The country 2014 reports on Hungary, Malaysia, Mexico, and Serbia (available under Reports) offer a series of suggestions to expose and reform soft censorship. Several are country-specific, but these eight overarching recommendations address the most salient problems of soft censorship globally:
- Laws and regulations guaranteeing fair and transparent official advertising should be enacted and properly enforced.
- Impartial audience measuring systems based on certified standards should be established to ensure that advertising allocation can be based on technical criteria.
- All state funding for media development and support should be allocated in public competitions on principles of transparent and non-discriminatory state aid under equal conditions for all media.

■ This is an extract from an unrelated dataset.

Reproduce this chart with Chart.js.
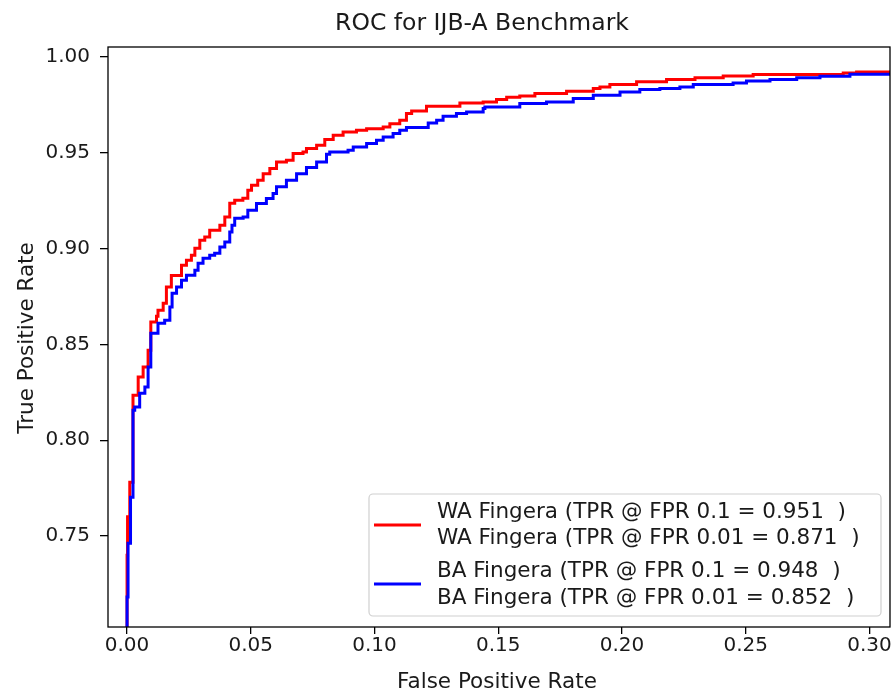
<!DOCTYPE html>
<html>
<head>
<meta charset="utf-8">
<script src="https://cdn.jsdelivr.net/npm/chart.js@4.4.1/dist/chart.umd.min.js"></script>
<style>
  html, body { margin: 0; padding: 0; background: #fff; }
  #roc { display: block; }
</style>
</head>
<body>
<canvas id="roc" width="892" height="695"></canvas>
<script>
// ROC curve (step points: x where TPR jumps, TPR after jump)
const waFpr = [0, 0, 0.0002, 0.0011, 0.0024, 0.0045, 0.0065, 0.0085, 0.0096, 0.0119,
  0.0125, 0.0146, 0.0159, 0.0179, 0.0220, 0.0240, 0.0260, 0.0274, 0.0294, 0.0314,
  0.0334, 0.0375, 0.0395, 0.0415, 0.0435, 0.0468, 0.0488, 0.0503, 0.0528, 0.0550,
  0.0577, 0.0604, 0.0644, 0.0671, 0.0711, 0.0725, 0.0766, 0.0799, 0.0833, 0.0873,
  0.0927, 0.0968, 0.1035, 0.1062, 0.1102, 0.1129, 0.1150, 0.1210, 0.1345, 0.1439,
  0.1493, 0.1534, 0.1587, 0.1648, 0.1776, 0.1884, 0.1911, 0.1951, 0.2059, 0.2180,
  0.2295, 0.2409, 0.2530, 0.2894, 0.2948, 0.32];
const waTpr = [0.700, 0.740, 0.760, 0.778, 0.8234, 0.833, 0.8382, 0.8469, 0.8617, 0.8647,
  0.8678, 0.8714, 0.880, 0.886, 0.8913, 0.8939, 0.8965, 0.9002, 0.9043, 0.9061,
  0.9096, 0.9122, 0.9165, 0.9236, 0.9252, 0.9263, 0.9304, 0.9330, 0.9356, 0.9391,
  0.9418, 0.9452, 0.9461, 0.9496, 0.9504, 0.9522, 0.9539, 0.9569, 0.9591, 0.9609,
  0.9617, 0.9626, 0.9635, 0.9652, 0.9670, 0.9705, 0.9718, 0.9743, 0.9760, 0.9765,
  0.9778, 0.9790, 0.9796, 0.9809, 0.9821, 0.9835, 0.9843, 0.9856, 0.9870, 0.9882,
  0.9892, 0.9901, 0.9908, 0.9916, 0.9922, 0.9922];

const baFpr = [0, 0, 0.0004, 0.0014, 0.0024, 0.0031, 0.0051, 0.0072, 0.0085, 0.0096,
  0.0125, 0.0152, 0.0173, 0.0182, 0.0200, 0.0220, 0.0240, 0.0274, 0.0287, 0.0307,
  0.0334, 0.0354, 0.0375, 0.0395, 0.0415, 0.0424, 0.0435, 0.0469, 0.0488, 0.0523,
  0.0563, 0.0590, 0.0604, 0.0644, 0.0685, 0.0725, 0.0766, 0.0806, 0.0819, 0.0893,
  0.0914, 0.0968, 0.1008, 0.1035, 0.1075, 0.1102, 0.1129, 0.1217, 0.1251, 0.1277,
  0.1331, 0.1372, 0.1439, 0.1446, 0.1587, 0.1695, 0.1803, 0.1884, 0.1992, 0.2072,
  0.2153, 0.2234, 0.2288, 0.2449, 0.2503, 0.2598, 0.2706, 0.2800, 0.2921, 0.32];
const baTpr = [0.700, 0.7181, 0.7462, 0.7702, 0.8156, 0.8173, 0.8245, 0.8278, 0.8382, 0.8558,
  0.8610, 0.8626, 0.8695, 0.8767, 0.8800, 0.8835, 0.8861, 0.8887, 0.8923, 0.8949,
  0.8965, 0.8976, 0.9008, 0.9034, 0.9087, 0.9122, 0.9158, 0.9165, 0.9200, 0.9235,
  0.9261, 0.9287, 0.9322, 0.9356, 0.9391, 0.9423, 0.9452, 0.9492, 0.9504, 0.9513,
  0.9530, 0.9548, 0.9565, 0.9582, 0.9600, 0.9617, 0.9632, 0.9656, 0.9670, 0.9691,
  0.9705, 0.9713, 0.9731, 0.9739, 0.9757, 0.9765, 0.9783, 0.9800, 0.9817, 0.9830,
  0.9835, 0.9843, 0.9856, 0.9864, 0.9875, 0.9882, 0.9892, 0.9899, 0.9910, 0.9910];

const xTicks = [0.00, 0.05, 0.10, 0.15, 0.20, 0.25, 0.30];
const yTicks = [0.75, 0.80, 0.85, 0.90, 0.95, 1.00];

const waLabels = ['WA Fingera (TPR @ FPR 0.1 = 0.951  )', 'WA Fingera (TPR @ FPR 0.01 = 0.871  )'];
const baLabels = ['BA Fingera (TPR @ FPR 0.1 = 0.948  )', 'BA Fingera (TPR @ FPR 0.01 = 0.852  )'];

const chartTitle = 'ROC for IJB-A Benchmark';
const xTitle = 'False Positive Rate';
const yTitle = 'True Positive Rate';

const FONT = '"DejaVu Sans", Verdana, sans-serif';
const TEXT = '#1a1a1a';

const toPoints = (xs, ys) => xs.map((x, i) => ({x: x, y: ys[i]}));

// frame, title, axis titles and the two-line legend
const decorations = {
    id: 'decorations',
    afterDraw(chart) {
        const {ctx, chartArea: a} = chart;
        ctx.save();
        ctx.strokeStyle = '#000';
        ctx.lineWidth = 1.3;
        ctx.strokeRect(a.left, a.top, a.right - a.left, a.bottom - a.top);

        ctx.fillStyle = TEXT;
        ctx.textAlign = 'center';
        ctx.textBaseline = 'alphabetic';
        ctx.font = '23.5px ' + FONT;
        ctx.fillText(chartTitle, 482, 30);

        ctx.font = '21.5px ' + FONT;
        ctx.fillText(xTitle, 497, 688);
        ctx.save();
        ctx.translate(33, 338);
        ctx.rotate(-Math.PI / 2);
        ctx.fillText(yTitle, 0, 0);
        ctx.restore();

        // legend box
        const bx = 369, by = 494, bw = 512, bh = 122, r = 4;
        ctx.beginPath();
        ctx.roundRect(bx, by, bw, bh, r);
        ctx.fillStyle = 'rgba(255,255,255,0.85)';
        ctx.fill();
        ctx.strokeStyle = '#d0d0d0';
        ctx.lineWidth = 1.2;
        ctx.stroke();

        const entries = [
            {color: chart.data.datasets[0].borderColor, lines: waLabels, handleY: 525, baselines: [517.5, 544]},
            {color: chart.data.datasets[1].borderColor, lines: baLabels, handleY: 584, baselines: [577, 603.5]}
        ];
        ctx.textAlign = 'left';
        ctx.font = '21.5px ' + FONT;
        entries.forEach(e => {
            ctx.strokeStyle = e.color;
            ctx.lineWidth = 3;
            ctx.beginPath();
            ctx.moveTo(374, e.handleY);
            ctx.lineTo(421, e.handleY);
            ctx.stroke();
            ctx.fillStyle = TEXT;
            e.lines.forEach((t, i) => ctx.fillText(t, 437, e.baselines[i]));
        });
        ctx.restore();
    }
};

new Chart(document.querySelector('#roc').getContext('2d'), {
    type: 'line',
    data: {
        datasets: [{
            label: waLabels.join(' / '),
            data: toPoints(waFpr, waTpr),
            borderColor: '#ff0000',
            backgroundColor: '#ff0000',
            borderWidth: 3,
            pointRadius: 0,
            stepped: true,
            fill: false,
            order: 1
        }, {
            label: baLabels.join(' / '),
            data: toPoints(baFpr, baTpr),
            borderColor: '#0000ff',
            backgroundColor: '#0000ff',
            borderWidth: 3,
            pointRadius: 0,
            stepped: true,
            fill: false,
            order: 0
        }]
    },
    options: {
        responsive: false,
        animation: false,
        devicePixelRatio: 1,
        layout: {padding: {top: 47, right: 2, left: 0, bottom: 0}},
        plugins: {
            legend: {display: false},
            title: {display: false},
            tooltip: {enabled: false}
        },
        scales: {
            x: {
                type: 'linear',
                min: -0.0077,
                max: 0.3083,
                afterBuildTicks: s => { s.ticks = xTicks.map(v => ({value: v})); },
                afterFit: s => { s.height = 68; },
                grid: {drawOnChartArea: false, drawTicks: true, tickLength: 7, color: '#000', lineWidth: 1.3},
                border: {display: false},
                ticks: {
                    color: TEXT,
                    font: {family: FONT, size: 20},
                    padding: 0,
                    maxRotation: 0,
                    autoSkip: false,
                    callback: v => v.toFixed(2)
                }
            },
            y: {
                type: 'linear',
                min: 0.7025,
                max: 1.0052,
                afterBuildTicks: s => { s.ticks = yTicks.map(v => ({value: v})); },
                afterFit: s => { s.width = 108; },
                grid: {drawOnChartArea: false, drawTicks: true, tickLength: 8, color: '#000', lineWidth: 1.3},
                border: {display: false},
                ticks: {
                    color: TEXT,
                    font: {family: FONT, size: 20},
                    padding: 10,
                    autoSkip: false,
                    callback: v => v.toFixed(2)
                }
            }
        }
    },
    plugins: [decorations]
});
</script>
</body>
</html>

- All state funding for media development and support should be paid in a transparent manner, with clear audit and reporting rules.
- Laws should provide significant penalties to state bodies and officials violating prohibitions on use of public funds to promote individual or partisan political interests.
- Any state support of content production must be clearly separated from its role as advertiser, with editorial integrity explicitly guaranteed, and be subject to transparent review.
- All broadcast licenses and spectrum allocation should be fully, clearly, and transparently regulated by law, based on objective, clear, public, and democratic criteria.
- Media owners and journalists should adopt clear codes of conduct that ban accepting bribes or any other gifts or compensation that influence coverage.